[GOAL]
Without including any images, repeat the data exactly.

▬▬▬

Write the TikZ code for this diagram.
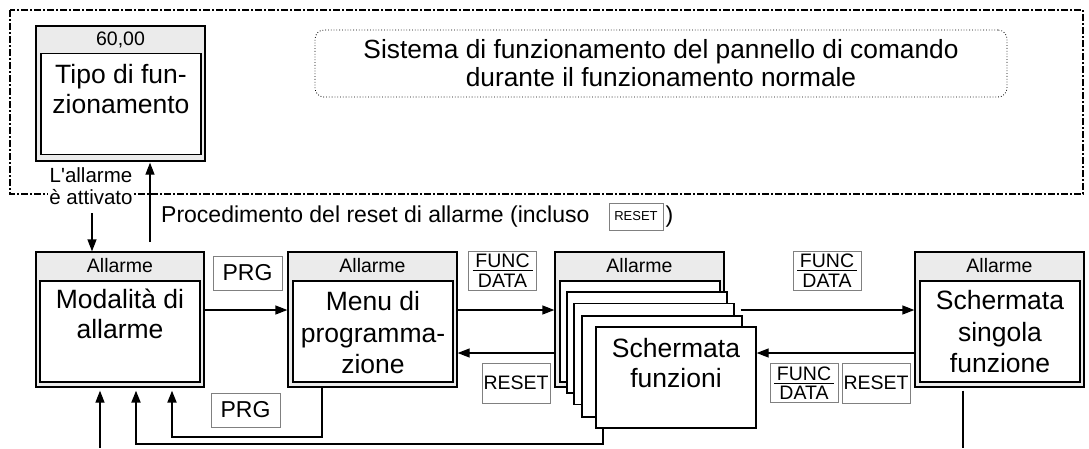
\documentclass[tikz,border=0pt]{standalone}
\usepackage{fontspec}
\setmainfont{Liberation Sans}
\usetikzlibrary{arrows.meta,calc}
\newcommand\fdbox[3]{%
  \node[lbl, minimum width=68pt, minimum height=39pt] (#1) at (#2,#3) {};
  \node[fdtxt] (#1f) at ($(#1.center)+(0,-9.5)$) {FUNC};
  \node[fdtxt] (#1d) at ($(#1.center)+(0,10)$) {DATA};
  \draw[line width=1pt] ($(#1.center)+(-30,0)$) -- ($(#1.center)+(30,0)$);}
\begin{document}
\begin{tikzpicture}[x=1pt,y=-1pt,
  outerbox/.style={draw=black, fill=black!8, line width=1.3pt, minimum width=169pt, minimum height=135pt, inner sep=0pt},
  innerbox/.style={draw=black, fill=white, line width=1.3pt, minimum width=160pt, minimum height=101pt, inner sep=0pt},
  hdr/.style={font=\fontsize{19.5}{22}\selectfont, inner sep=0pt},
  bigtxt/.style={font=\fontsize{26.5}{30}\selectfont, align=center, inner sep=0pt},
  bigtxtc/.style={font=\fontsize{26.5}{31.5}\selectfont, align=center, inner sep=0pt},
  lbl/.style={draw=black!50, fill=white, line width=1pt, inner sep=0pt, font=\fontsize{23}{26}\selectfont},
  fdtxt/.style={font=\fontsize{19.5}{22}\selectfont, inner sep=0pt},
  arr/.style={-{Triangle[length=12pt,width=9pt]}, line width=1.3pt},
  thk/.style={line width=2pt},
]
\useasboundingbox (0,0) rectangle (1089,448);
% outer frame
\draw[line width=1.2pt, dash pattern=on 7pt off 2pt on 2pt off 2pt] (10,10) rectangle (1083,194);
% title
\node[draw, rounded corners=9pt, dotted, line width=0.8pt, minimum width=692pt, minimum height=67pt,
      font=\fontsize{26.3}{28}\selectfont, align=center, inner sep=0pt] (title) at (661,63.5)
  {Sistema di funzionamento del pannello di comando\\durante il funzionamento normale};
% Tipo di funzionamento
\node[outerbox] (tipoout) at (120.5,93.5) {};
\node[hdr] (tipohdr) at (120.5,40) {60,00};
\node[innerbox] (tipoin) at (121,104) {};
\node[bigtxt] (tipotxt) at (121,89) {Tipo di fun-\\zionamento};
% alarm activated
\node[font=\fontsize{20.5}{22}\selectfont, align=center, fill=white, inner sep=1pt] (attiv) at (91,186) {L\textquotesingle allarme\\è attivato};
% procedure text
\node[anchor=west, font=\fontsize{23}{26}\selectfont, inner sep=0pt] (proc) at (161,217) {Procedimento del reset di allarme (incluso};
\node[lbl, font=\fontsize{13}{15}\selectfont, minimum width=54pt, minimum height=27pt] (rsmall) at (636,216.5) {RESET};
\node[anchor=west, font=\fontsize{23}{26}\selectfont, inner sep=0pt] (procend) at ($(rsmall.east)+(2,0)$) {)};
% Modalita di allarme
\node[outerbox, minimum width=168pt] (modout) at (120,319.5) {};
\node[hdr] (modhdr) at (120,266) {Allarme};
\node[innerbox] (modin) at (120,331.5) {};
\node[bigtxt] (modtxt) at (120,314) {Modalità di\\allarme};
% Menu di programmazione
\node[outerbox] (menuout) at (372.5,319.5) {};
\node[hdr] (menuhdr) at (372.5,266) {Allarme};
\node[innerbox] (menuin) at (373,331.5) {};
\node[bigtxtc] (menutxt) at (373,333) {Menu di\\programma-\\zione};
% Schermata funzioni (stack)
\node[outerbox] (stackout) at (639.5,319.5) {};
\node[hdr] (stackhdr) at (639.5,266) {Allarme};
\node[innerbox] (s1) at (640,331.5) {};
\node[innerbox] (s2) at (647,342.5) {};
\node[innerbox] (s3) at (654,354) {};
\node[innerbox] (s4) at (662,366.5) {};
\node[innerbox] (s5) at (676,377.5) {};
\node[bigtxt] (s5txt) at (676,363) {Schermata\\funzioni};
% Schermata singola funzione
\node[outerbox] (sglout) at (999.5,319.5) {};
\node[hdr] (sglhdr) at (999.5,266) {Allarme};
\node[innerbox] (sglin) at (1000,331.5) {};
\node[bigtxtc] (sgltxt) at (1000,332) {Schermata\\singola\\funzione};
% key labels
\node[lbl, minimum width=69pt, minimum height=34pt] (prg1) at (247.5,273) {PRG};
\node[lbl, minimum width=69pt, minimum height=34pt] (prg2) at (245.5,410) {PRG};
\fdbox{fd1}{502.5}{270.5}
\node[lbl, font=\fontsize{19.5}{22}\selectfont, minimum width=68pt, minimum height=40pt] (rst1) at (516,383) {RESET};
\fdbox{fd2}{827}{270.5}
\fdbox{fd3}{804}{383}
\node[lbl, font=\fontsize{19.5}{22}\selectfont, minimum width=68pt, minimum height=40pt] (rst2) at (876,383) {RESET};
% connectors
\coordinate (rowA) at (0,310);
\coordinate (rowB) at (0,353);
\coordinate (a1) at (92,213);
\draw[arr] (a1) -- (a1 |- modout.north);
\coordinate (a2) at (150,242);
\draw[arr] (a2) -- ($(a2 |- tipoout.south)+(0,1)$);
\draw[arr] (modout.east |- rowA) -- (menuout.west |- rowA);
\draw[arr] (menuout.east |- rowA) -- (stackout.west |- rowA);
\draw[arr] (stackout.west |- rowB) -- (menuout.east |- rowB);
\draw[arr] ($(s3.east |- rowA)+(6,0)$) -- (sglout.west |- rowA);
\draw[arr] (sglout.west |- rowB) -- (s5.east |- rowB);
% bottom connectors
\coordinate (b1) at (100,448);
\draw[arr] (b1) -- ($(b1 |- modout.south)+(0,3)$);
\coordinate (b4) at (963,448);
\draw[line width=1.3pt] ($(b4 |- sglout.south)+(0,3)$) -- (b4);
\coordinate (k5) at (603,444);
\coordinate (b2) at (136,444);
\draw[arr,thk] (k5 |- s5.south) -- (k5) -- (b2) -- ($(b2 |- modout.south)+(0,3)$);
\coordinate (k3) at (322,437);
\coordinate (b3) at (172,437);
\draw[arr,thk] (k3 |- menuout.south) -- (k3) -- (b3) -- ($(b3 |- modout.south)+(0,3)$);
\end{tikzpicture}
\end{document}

▬▬▬

[RESULT OF THIS TASK]
Write the TikZ code for this diagram.
\documentclass[tikz,border=0pt]{standalone}
\usepackage{fontspec}
\setmainfont{Liberation Sans}
\usetikzlibrary{arrows.meta,calc}
\newcommand\fdbox[3]{%
  \node[lbl, minimum width=68pt, minimum height=39pt] (#1) at (#2,#3) {};
  \node[fdtxt] (#1f) at ($(#1.center)+(0,-9.5)$) {FUNC};
  \node[fdtxt] (#1d) at ($(#1.center)+(0,10)$) {DATA};
  \draw[line width=1pt] ($(#1.center)+(-30,0)$) -- ($(#1.center)+(30,0)$);}
\begin{document}
\begin{tikzpicture}[x=1pt,y=-1pt,
  outerbox/.style={draw=black, fill=black!8, line width=1.3pt, minimum width=169pt, minimum height=135pt, inner sep=0pt},
  innerbox/.style={draw=black, fill=white, line width=1.3pt, minimum width=160pt, minimum height=101pt, inner sep=0pt},
  hdr/.style={font=\fontsize{19.5}{22}\selectfont, inner sep=0pt},
  bigtxt/.style={font=\fontsize{26.5}{30}\selectfont, align=center, inner sep=0pt},
  bigtxtc/.style={font=\fontsize{26.5}{31.5}\selectfont, align=center, inner sep=0pt},
  lbl/.style={draw=black!50, fill=white, line width=1pt, inner sep=0pt, font=\fontsize{23}{26}\selectfont},
  fdtxt/.style={font=\fontsize{19.5}{22}\selectfont, inner sep=0pt},
  arr/.style={-{Triangle[length=12pt,width=9pt]}, line width=1.3pt},
  thk/.style={line width=2pt},
]
\useasboundingbox (0,0) rectangle (1089,448);
% outer frame
\draw[line width=1.2pt, dash pattern=on 7pt off 2pt on 2pt off 2pt] (10,10) rectangle (1083,194);
% title
\node[draw, rounded corners=9pt, dotted, line width=0.8pt, minimum width=692pt, minimum height=67pt,
      font=\fontsize{26.3}{28}\selectfont, align=center, inner sep=0pt] (title) at (661,63.5)
  {Sistema di funzionamento del pannello di comando\\durante il funzionamento normale};
% Tipo di funzionamento
\node[outerbox] (tipoout) at (120.5,93.5) {};
\node[hdr] (tipohdr) at (120.5,40) {60,00};
\node[innerbox] (tipoin) at (121,104) {};
\node[bigtxt] (tipotxt) at (121,89) {Tipo di fun-\\zionamento};
% alarm activated
\node[font=\fontsize{20.5}{22}\selectfont, align=center, fill=white, inner sep=1pt] (attiv) at (91,186) {L\textquotesingle allarme\\è attivato};
% procedure text
\node[anchor=west, font=\fontsize{23}{26}\selectfont, inner sep=0pt] (proc) at (161,217) {Procedimento del reset di allarme (incluso};
\node[lbl, font=\fontsize{13}{15}\selectfont, minimum width=54pt, minimum height=27pt] (rsmall) at (636,216.5) {RESET};
\node[anchor=west, font=\fontsize{23}{26}\selectfont, inner sep=0pt] (procend) at ($(rsmall.east)+(2,0)$) {)};
% Modalita di allarme
\node[outerbox, minimum width=168pt] (modout) at (120,319.5) {};
\node[hdr] (modhdr) at (120,266) {Allarme};
\node[innerbox] (modin) at (120,331.5) {};
\node[bigtxt] (modtxt) at (120,314) {Modalità di\\allarme};
% Menu di programmazione
\node[outerbox] (menuout) at (372.5,319.5) {};
\node[hdr] (menuhdr) at (372.5,266) {Allarme};
\node[innerbox] (menuin) at (373,331.5) {};
\node[bigtxtc] (menutxt) at (373,333) {Menu di\\programma-\\zione};
% Schermata funzioni (stack)
\node[outerbox] (stackout) at (639.5,319.5) {};
\node[hdr] (stackhdr) at (639.5,266) {Allarme};
\node[innerbox] (s1) at (640,331.5) {};
\node[innerbox] (s2) at (647,342.5) {};
\node[innerbox] (s3) at (654,354) {};
\node[innerbox] (s4) at (662,366.5) {};
\node[innerbox] (s5) at (676,377.5) {};
\node[bigtxt] (s5txt) at (676,363) {Schermata\\funzioni};
% Schermata singola funzione
\node[outerbox] (sglout) at (999.5,319.5) {};
\node[hdr] (sglhdr) at (999.5,266) {Allarme};
\node[innerbox] (sglin) at (1000,331.5) {};
\node[bigtxtc] (sgltxt) at (1000,332) {Schermata\\singola\\funzione};
% key labels
\node[lbl, minimum width=69pt, minimum height=34pt] (prg1) at (247.5,273) {PRG};
\node[lbl, minimum width=69pt, minimum height=34pt] (prg2) at (245.5,410) {PRG};
\fdbox{fd1}{502.5}{270.5}
\node[lbl, font=\fontsize{19.5}{22}\selectfont, minimum width=68pt, minimum height=40pt] (rst1) at (516,383) {RESET};
\fdbox{fd2}{827}{270.5}
\fdbox{fd3}{804}{383}
\node[lbl, font=\fontsize{19.5}{22}\selectfont, minimum width=68pt, minimum height=40pt] (rst2) at (876,383) {RESET};
% connectors
\coordinate (rowA) at (0,310);
\coordinate (rowB) at (0,353);
\coordinate (a1) at (92,213);
\draw[arr] (a1) -- (a1 |- modout.north);
\coordinate (a2) at (150,242);
\draw[arr] (a2) -- ($(a2 |- tipoout.south)+(0,1)$);
\draw[arr] (modout.east |- rowA) -- (menuout.west |- rowA);
\draw[arr] (menuout.east |- rowA) -- (stackout.west |- rowA);
\draw[arr] (stackout.west |- rowB) -- (menuout.east |- rowB);
\draw[arr] ($(s3.east |- rowA)+(6,0)$) -- (sglout.west |- rowA);
\draw[arr] (sglout.west |- rowB) -- (s5.east |- rowB);
% bottom connectors
\coordinate (b1) at (100,448);
\draw[arr] (b1) -- ($(b1 |- modout.south)+(0,3)$);
\coordinate (b4) at (963,448);
\draw[line width=1.3pt] ($(b4 |- sglout.south)+(0,3)$) -- (b4);
\coordinate (k5) at (603,444);
\coordinate (b2) at (136,444);
\draw[arr,thk] (k5 |- s5.south) -- (k5) -- (b2) -- ($(b2 |- modout.south)+(0,3)$);
\coordinate (k3) at (322,437);
\coordinate (b3) at (172,437);
\draw[arr,thk] (k3 |- menuout.south) -- (k3) -- (b3) -- ($(b3 |- modout.south)+(0,3)$);
\end{tikzpicture}
\end{document}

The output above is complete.